● Short task: Print, word for word, every line from the beginning of the listing up to and including the line with "fig = go.Figure()". Pictures are to be excluded.

— begin —

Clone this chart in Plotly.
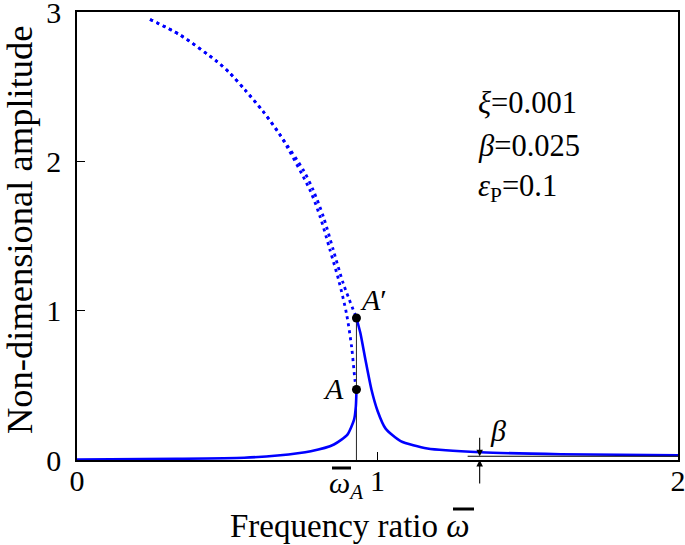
import plotly.graph_objects as go

# ---------------- data ----------------
# solid response, lower branch (0 -> A)
low_w   = [0.0, 0.333, 0.556, 0.667, 0.778, 0.855, 0.900, 0.922, 0.928, 0.930]
low_amp = [0.003, 0.008, 0.015, 0.030, 0.059, 0.104, 0.170, 0.270, 0.360, 0.472]
# solid response, right branch (A' -> 2)
hi_w    = [0.930, 0.943, 0.960, 0.980, 1.000, 1.027, 1.077, 1.166, 1.343, 1.610, 2.000]
hi_amp  = [0.951, 0.850, 0.670, 0.470, 0.330, 0.210, 0.126, 0.077, 0.052, 0.039, 0.032]
# dotted branches: shared upper part, then the branch ending at A' and the one ending at A
top_w   = [0.243, 0.343, 0.466, 0.509, 0.559, 0.620, 0.676]
top_amp = [2.950, 2.846, 2.668, 2.590, 2.478, 2.332, 2.176]
brA1_w   = [0.753, 0.786, 0.820, 0.853, 0.886, 0.930]
brA1_amp = [1.942, 1.808, 1.629, 1.406, 1.183, 0.951]
brA_w    = [0.775, 0.809, 0.842, 0.872, 0.897, 0.914, 0.925, 0.930]
brA_amp  = [1.808, 1.629, 1.406, 1.195, 0.978, 0.755, 0.536, 0.472]

omega_A = 0.930
amp_A = 0.472
amp_A1 = 0.951
beta = 0.025
beta_w = [1.30, 2.0]
beta_arrow_w = 1.34

x_ticks = [0, 1, 2]
y_ticks = [0, 1, 2, 3]
params = ["<i>ξ</i>=0.001", "<i>β</i>=0.025", "<i>ε</i><sub>P</sub>=0.1"]
params_y = [2.39, 2.10, 1.82]

# ---------------- layout geometry ----------------
WIDTH, HEIGHT = 685, 545
PLOT_L, PLOT_R, PLOT_T, PLOT_B = 77, 678, 12, 460   # plot-area edges on screen
ML, MT = PLOT_L, PLOT_T
MR = WIDTH - PLOT_R
MB = HEIGHT - PLOT_B
PW = PLOT_R - PLOT_L
PH = PLOT_B - PLOT_T

def pxx(px):
    return (px - PLOT_L) / PW

def pxy(py):
    return (PLOT_B - py) / PH

FONT = "Liberation Serif"
BLUE = "#0000ff"

fig = go.Figure()

dot_line = dict(color=BLUE, width=2.8, dash="3px,4px", shape="spline", smoothing=0.8)
fig.add_trace(go.Scatter(x=top_w + brA1_w, y=top_amp + brA1_amp, mode="lines",
                         line=dot_line, showlegend=False, hoverinfo="skip"))
fig.add_trace(go.Scatter(x=top_w + brA_w, y=top_amp + brA_amp, mode="lines",
                         line=dot_line, showlegend=False, hoverinfo="skip"))
# vertical jump line
fig.add_trace(go.Scatter(x=[omega_A, omega_A], y=[0, amp_A1], mode="lines",
                         line=dict(color="#333333", width=1.1), showlegend=False, hoverinfo="skip"))
fig.add_trace(go.Scatter(x=low_w, y=low_amp, mode="lines",
                         line=dict(color=BLUE, width=2.6, shape="spline", smoothing=0.6),
                         showlegend=False, hoverinfo="skip"))
fig.add_trace(go.Scatter(x=hi_w, y=hi_amp, mode="lines",
                         line=dict(color=BLUE, width=2.6, shape="spline", smoothing=0.6),
                         showlegend=False, hoverinfo="skip"))
# beta reference line
fig.add_trace(go.Scatter(x=beta_w, y=[beta, beta], mode="lines",
                         line=dict(color="black", width=1.2), showlegend=False, hoverinfo="skip"))
# points A and A'
fig.add_trace(go.Scatter(x=[omega_A, omega_A], y=[amp_A, amp_A1], mode="markers",
                         marker=dict(color="black", size=9), showlegend=False, hoverinfo="skip"))

ann = []
f30 = dict(family=FONT, size=30, color="black")
for t, yy in zip(params, params_y):
    ann.append(dict(x=1.327, y=yy, xref="x", yref="y", text=t, showarrow=False,
                    xanchor="left", yanchor="middle", font=dict(family=FONT, size=30.5, color="black")))
ann.append(dict(x=omega_A, y=amp_A, xref="x", yref="y", text="<i>A</i>", showarrow=False,
                xanchor="right", yanchor="middle", xshift=-10, yshift=1, font=f30))
ann.append(dict(x=omega_A, y=amp_A1, xref="x", yref="y", text="<i>A</i>′", showarrow=False,
                xanchor="left", yanchor="middle", xshift=2, yshift=18, font=f30))
ann.append(dict(x=1.40, y=0.20, xref="x", yref="y", text="<i>β</i>", showarrow=False,
                xanchor="center", yanchor="middle", font=f30))
# dimension arrows for beta
ann.append(dict(x=beta_arrow_w, y=beta, xref="x", yref="y", ax=0, ay=-20, text="",
                showarrow=True, arrowhead=2, arrowsize=1.2, arrowwidth=1.1, arrowcolor="black"))
ann.append(dict(x=beta_arrow_w, y=0, xref="x", yref="y", ax=0, ay=25, text="",
                showarrow=True, arrowhead=2, arrowsize=1.2, arrowwidth=1.1, arrowcolor="black"))
# omega_A tick label
ann.append(dict(x=omega_A, y=0, xref="x", yref="paper", text="<i>ω</i><sub><i>A</i></sub>",
                showarrow=False, xanchor="center", yanchor="top", xshift=-10, yshift=-4, font=f30))
# x-axis title
ann.append(dict(x=pxx(350), y=pxy(526), xref="paper", yref="paper", text="Frequency ratio <i>ω</i>",
                showarrow=False, xanchor="center", yanchor="middle",
                font=dict(family=FONT, size=33, color="black")))
# y-axis title
ann.append(dict(x=pxx(19), y=pxy(230), xref="paper", yref="paper", text="Non-dimensional amplitude",
                showarrow=False, xanchor="center", yanchor="middle", textangle=-90,
                font=dict(family=FONT, size=36.5, color="black")))

shapes = [
    # overbar for omega_A
    dict(type="line", xref="paper", yref="paper", x0=pxx(332), x1=pxx(351), y0=pxy(468), y1=pxy(468),
         line=dict(color="black", width=3)),
    # overbar for omega in title
    dict(type="line", xref="paper", yref="paper", x0=pxx(453), x1=pxx(474), y0=pxy(509), y1=pxy(509),
         line=dict(color="black", width=3)),
]

axis_common = dict(ticks="inside", ticklen=8, tickwidth=1, tickcolor="black",
                   showline=True, linecolor="black", linewidth=1.5, mirror=True,
                   showgrid=False, zeroline=False, tickfont=f30, automargin=False,
                   ticklabeloverflow="allow")

fig.update_layout(
    width=WIDTH, height=HEIGHT,
    margin=dict(l=ML, r=MR, t=MT, b=MB, pad=0),
    paper_bgcolor="white", plot_bgcolor="white",
    font=dict(family=FONT, size=30, color="black"),
    annotations=ann, shapes=shapes,
    xaxis=dict(range=[0, 2], tickvals=x_ticks, ticktext=[str(v) for v in x_ticks],
               ticklabelstandoff=-7, **axis_common),
    yaxis=dict(range=[0, 3], tickvals=y_ticks, ticktext=[str(v) for v in y_ticks],
               ticklabelstandoff=8, **axis_common),
)

# place the figure flush with the page corner (remove the browser's default body margin)
fig.write_html("out.html", config={"displayModeBar": False},
               post_script="document.body.style.margin='0';")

— end —

● Problem solution:
Clone this chart in Plotly.
import plotly.graph_objects as go

# ---------------- data ----------------
# solid response, lower branch (0 -> A)
low_w   = [0.0, 0.333, 0.556, 0.667, 0.778, 0.855, 0.900, 0.922, 0.928, 0.930]
low_amp = [0.003, 0.008, 0.015, 0.030, 0.059, 0.104, 0.170, 0.270, 0.360, 0.472]
# solid response, right branch (A' -> 2)
hi_w    = [0.930, 0.943, 0.960, 0.980, 1.000, 1.027, 1.077, 1.166, 1.343, 1.610, 2.000]
hi_amp  = [0.951, 0.850, 0.670, 0.470, 0.330, 0.210, 0.126, 0.077, 0.052, 0.039, 0.032]
# dotted branches: shared upper part, then the branch ending at A' and the one ending at A
top_w   = [0.243, 0.343, 0.466, 0.509, 0.559, 0.620, 0.676]
top_amp = [2.950, 2.846, 2.668, 2.590, 2.478, 2.332, 2.176]
brA1_w   = [0.753, 0.786, 0.820, 0.853, 0.886, 0.930]
brA1_amp = [1.942, 1.808, 1.629, 1.406, 1.183, 0.951]
brA_w    = [0.775, 0.809, 0.842, 0.872, 0.897, 0.914, 0.925, 0.930]
brA_amp  = [1.808, 1.629, 1.406, 1.195, 0.978, 0.755, 0.536, 0.472]

omega_A = 0.930
amp_A = 0.472
amp_A1 = 0.951
beta = 0.025
beta_w = [1.30, 2.0]
beta_arrow_w = 1.34

x_ticks = [0, 1, 2]
y_ticks = [0, 1, 2, 3]
params = ["<i>ξ</i>=0.001", "<i>β</i>=0.025", "<i>ε</i><sub>P</sub>=0.1"]
params_y = [2.39, 2.10, 1.82]

# ---------------- layout geometry ----------------
WIDTH, HEIGHT = 685, 545
PLOT_L, PLOT_R, PLOT_T, PLOT_B = 77, 678, 12, 460   # plot-area edges on screen
ML, MT = PLOT_L, PLOT_T
MR = WIDTH - PLOT_R
MB = HEIGHT - PLOT_B
PW = PLOT_R - PLOT_L
PH = PLOT_B - PLOT_T

def pxx(px):
    return (px - PLOT_L) / PW

def pxy(py):
    return (PLOT_B - py) / PH

FONT = "Liberation Serif"
BLUE = "#0000ff"

fig = go.Figure()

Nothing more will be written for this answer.